Insofern wäre es ökonomisch sinnvoll, andere beobachten zu können, ohne dass diese es merken. Das fällt einigen Vogelarten leichter, deren Augen in dunkel gefärbten Hautpartien versteckt sind. Unsere Art hat es dabei deutlich schwerer, weil die Iris im Auge sehr auffällig ist. Das scheint uns im Ganzen evolutionär nicht benachteiligt zu haben - Augenkontakt könnte für soziales Verhalten wichtig sein. Es erschwert uns aber, das Verhalten anderer richtig einzuschätzen. Auf der Gegenseite versuchen wir, die Selbst-Rechtfertigung unter den Augen anderer zu vermeiden, indem wir uns verstellen und maskieren. Das bringt einen psychologischen Kalten Krieg hervor: Der Beobachter versucht, sämtliche Anzeichen zu verstecken, dass er überhaupt beobachtet, während der Beobachtete das Ziel hat, jegliche Anzeichen von Beobachtung zu ermitteln.

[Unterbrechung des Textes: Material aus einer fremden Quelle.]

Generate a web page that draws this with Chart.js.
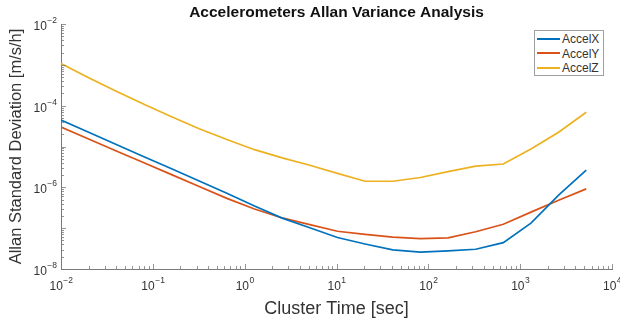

Das reicht aber nicht: hat der Beobachtete das fremde Augenpaar erkannt, darf er sich das nicht anmerken lassen - denn sonst nimmt ihm der Beobachter das nun einsetzende altruistische Verhalten ja nicht mehr als glaubwürdig ab. Was wiederum den Beobachter dazu antreibt, parallel nach Anzeichen zu suchen, dass sein Objekt die Beobachtung mitbekommen hat - denn wenn das der Fall ist, muss er dessen Verhalten anders bewerten. Das ist eine echte Leistung, die wir da ständig und dazu noch weitgehend unterbewusst vollbringen: Andere zu beobachten, ohne sich das anmerken zu lassen, und dabei auch noch ständig nach Anzeichen des Erkennens der Beobachtung zu suchen.

Milinski und Rockenbach ziehen aber auch noch eine interessante Schlussfolgerung: Eigentlich wollen wir ja in einer sozialen, nicht anonymen Gesellschaft gar nicht wissen, wie der Einzelne unbeobachtet handeln würde - wir wollen, dass er altruistisch und damit zum Gemeinwohl handelt. Und das - darauf bauten womöglich auch schon frühere Gesellschaften, die zum Beispiel Totempfähle mit Augensymbolen aufstellten - erreichen wir am besten, indem sich der andere beobachtet fühlt. Das spricht auf den ersten Blick für die komplette Bigbrotherisierung der Gesellschaft - hat aber einen Haken: Von Schäubles Online-Durchsuchung etwa müssten sich nur die Menschen beobachtet fühlen, die nicht das nötige Know-How haben, sich vor dem Blick von außen zu schützen. Die eigentliche Zielgruppe trifft man damit nicht.